China’s e-commerce market differs in important ways from the United States and other Western economies, the legacy of decades of state planning and the important role still played by state-owned enterprises. Alibaba has sought out and exploited the inefficiencies these have created, first in e-commerce, now in media and finance. His vision for the company—or his own philanthropic endeavors—now extends to grappling with China’s greatest challenges, in reforming health care, education, and its approach to the environment.
Yet Alibaba’s main business today remains e-commerce, a market it helped create and which it currently dominates. Is there more room for it to grow? Competitors are waiting in the wings. Also watching closely is the Chinese government. As Alibaba consolidates more market power than any other private company ever has, can Jack keep the government on his side?
Although most of its operations are in China, Alibaba is pursuing an ambitious international expansion. Newly appointed president Michael Evans: “We like to say that Alibaba was born in China, but we were created for the world.”
Before we look at the remarkable story of how Alibaba came to be, and its goals for the future, let’s start by taking a tour of what Jack calls the “iron triangle,” the key underpinning of the company’s dominance today: its strengths in e-commerce, logistics, and finance.
Chapter One
The Iron Triangle
China changed because of us in the past fifteen years.

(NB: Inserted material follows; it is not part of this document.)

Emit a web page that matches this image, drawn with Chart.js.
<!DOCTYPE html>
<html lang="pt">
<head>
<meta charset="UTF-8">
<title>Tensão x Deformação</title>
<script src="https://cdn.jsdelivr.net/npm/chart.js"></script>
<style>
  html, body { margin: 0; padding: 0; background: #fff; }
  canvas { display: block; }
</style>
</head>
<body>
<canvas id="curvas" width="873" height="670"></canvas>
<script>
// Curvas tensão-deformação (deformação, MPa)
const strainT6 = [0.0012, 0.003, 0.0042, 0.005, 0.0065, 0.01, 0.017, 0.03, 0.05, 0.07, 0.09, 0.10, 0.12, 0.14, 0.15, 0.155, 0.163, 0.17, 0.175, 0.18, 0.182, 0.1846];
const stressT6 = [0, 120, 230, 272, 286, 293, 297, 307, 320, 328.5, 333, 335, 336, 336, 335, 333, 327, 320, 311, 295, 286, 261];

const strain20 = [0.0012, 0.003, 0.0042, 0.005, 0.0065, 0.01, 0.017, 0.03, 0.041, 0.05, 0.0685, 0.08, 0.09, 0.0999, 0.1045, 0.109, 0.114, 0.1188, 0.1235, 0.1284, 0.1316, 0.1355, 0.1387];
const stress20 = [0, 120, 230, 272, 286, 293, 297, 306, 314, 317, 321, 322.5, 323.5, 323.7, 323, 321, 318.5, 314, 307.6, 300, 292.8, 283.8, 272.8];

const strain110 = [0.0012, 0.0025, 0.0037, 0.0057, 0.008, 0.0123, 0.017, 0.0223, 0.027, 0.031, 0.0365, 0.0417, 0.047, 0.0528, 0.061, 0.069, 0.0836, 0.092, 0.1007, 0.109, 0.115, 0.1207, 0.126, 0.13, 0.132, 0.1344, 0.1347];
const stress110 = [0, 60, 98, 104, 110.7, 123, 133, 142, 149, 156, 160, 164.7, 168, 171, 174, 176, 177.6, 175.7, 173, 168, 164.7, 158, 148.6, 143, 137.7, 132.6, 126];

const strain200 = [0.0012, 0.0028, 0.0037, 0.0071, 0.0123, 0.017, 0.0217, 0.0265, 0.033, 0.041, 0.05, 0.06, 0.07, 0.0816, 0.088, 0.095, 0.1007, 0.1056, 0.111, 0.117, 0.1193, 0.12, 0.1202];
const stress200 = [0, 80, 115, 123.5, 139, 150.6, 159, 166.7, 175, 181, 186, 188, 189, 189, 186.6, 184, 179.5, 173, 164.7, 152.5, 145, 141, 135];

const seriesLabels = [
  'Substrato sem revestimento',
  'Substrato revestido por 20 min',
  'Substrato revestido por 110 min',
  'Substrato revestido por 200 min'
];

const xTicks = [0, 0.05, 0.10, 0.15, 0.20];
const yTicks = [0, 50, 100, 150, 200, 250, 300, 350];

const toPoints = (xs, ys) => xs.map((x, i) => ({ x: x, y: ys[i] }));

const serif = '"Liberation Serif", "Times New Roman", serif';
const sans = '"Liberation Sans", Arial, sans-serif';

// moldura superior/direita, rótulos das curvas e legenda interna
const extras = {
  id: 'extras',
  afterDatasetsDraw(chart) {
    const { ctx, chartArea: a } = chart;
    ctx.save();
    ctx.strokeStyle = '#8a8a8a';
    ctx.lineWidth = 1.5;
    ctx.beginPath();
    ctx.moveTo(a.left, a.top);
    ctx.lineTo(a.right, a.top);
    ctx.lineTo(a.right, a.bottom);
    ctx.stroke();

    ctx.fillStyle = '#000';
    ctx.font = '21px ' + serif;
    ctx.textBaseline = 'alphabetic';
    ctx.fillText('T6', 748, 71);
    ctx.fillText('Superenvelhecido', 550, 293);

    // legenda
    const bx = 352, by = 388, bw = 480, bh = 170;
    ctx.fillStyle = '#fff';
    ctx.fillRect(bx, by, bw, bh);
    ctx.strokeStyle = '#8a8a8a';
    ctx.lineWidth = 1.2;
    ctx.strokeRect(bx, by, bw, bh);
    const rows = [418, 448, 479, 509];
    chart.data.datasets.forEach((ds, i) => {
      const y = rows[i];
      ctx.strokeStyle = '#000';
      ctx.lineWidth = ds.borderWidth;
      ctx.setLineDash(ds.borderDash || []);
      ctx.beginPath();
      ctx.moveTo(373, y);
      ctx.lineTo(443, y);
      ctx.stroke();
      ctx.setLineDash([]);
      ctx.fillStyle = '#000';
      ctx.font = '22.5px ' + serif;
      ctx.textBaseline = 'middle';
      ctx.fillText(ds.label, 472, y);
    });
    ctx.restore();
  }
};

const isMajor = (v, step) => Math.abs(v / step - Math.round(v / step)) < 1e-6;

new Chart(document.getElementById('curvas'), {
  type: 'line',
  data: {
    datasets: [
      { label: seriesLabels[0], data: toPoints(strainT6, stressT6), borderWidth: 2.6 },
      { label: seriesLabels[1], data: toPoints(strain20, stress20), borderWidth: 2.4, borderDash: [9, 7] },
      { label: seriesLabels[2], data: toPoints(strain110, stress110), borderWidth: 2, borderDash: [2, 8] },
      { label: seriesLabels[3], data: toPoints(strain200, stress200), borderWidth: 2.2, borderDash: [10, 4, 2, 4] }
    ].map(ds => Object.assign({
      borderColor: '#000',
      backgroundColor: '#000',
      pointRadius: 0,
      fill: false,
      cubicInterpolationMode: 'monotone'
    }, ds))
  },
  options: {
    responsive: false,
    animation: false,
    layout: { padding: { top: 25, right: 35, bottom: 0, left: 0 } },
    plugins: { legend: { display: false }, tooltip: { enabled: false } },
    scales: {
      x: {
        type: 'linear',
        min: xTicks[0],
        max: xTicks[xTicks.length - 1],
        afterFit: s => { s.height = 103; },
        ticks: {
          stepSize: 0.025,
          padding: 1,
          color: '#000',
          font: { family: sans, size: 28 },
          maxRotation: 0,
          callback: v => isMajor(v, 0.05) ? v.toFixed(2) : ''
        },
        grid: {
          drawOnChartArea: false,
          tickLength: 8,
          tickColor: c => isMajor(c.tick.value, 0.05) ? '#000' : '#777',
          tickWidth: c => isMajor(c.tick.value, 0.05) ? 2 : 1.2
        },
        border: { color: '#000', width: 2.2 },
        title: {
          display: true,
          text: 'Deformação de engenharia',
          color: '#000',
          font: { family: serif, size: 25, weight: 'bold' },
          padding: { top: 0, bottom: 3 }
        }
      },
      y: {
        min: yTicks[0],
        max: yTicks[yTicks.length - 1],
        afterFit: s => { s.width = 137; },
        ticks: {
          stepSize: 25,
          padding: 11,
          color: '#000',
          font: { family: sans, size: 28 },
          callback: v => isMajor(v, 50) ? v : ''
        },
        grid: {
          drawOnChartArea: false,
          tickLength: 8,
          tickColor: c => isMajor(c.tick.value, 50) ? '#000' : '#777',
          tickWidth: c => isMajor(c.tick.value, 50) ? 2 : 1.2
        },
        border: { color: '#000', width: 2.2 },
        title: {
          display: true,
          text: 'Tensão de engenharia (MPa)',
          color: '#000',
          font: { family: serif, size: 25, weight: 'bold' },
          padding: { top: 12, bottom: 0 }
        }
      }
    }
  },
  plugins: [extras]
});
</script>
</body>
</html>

We hope in the next fifteen years, the world changes because of us.
—Jack Ma
On November 11, 2015, in Beijing, in the iconic bubble-like structure bathed in blue light known popularly as the “Water Cube,” the venue for the aquatics events in the Beijing Olympics held seven years earlier, it wasn’t water that flowed but streams of data. For twenty-four hours, without interruption, a huge digital screen flickered with maps, charts, and news crawls, reporting in real time the purchases of millions of consumers across China on Alibaba’s websites. In front of hundreds of journalists broadcasting the event across China and around the world, the Water Cube had been repurposed as mission control for the Chinese middle class and the merchants marketing to them. A four-hour live TV special, the 11/11 Global Festival Shopping Gala, was broadcast to help keep shoppers up until midnight, featuring actors such as Kevin Spacey, who appeared in a filmed montage as his character from House of Cards, President Frank Underwood, endorsing Alibaba as the place to buy disposable “burner” cell phones. The gala show culminated in a skit featuring Jack’s face as the new Bond girl before he appeared in a tuxedo walking alongside Bond actor Daniel Craig for some onstage antics in the final countdown to midnight.
In the first eight minutes of 11/11/15, shoppers made more than $1 billion in purchases on Alibaba’s sites. And they kept on shopping. As the world’s largest cash register tallied the takings, Jack—seated next to his friend, the actor and martial artist Jet Li—couldn’t resist taking a photo of the huge screen with his cell phone. Twenty-four hours later, 30 million buyers had racked up over $14 billion1 in purchases, four times greater than 11/11’s U.S. equivalent, Cyber Monday, which occurred a few weeks later, after Thanksgiving’s Black Friday discount day.
Shortly after midnight, Chinese media reporting the sales figures recorded by Alibaba’s Singles’ Day promotion on November 11, 2015. Duncan Clark
In China, November 11 is Singles’ Day,2 a special annual promotion.3 In the West, the date commemorates veterans of past wars. But in China, November 11 is the most important day of the year for the merchants fighting for the wallets of the country’s newly minted consumer class.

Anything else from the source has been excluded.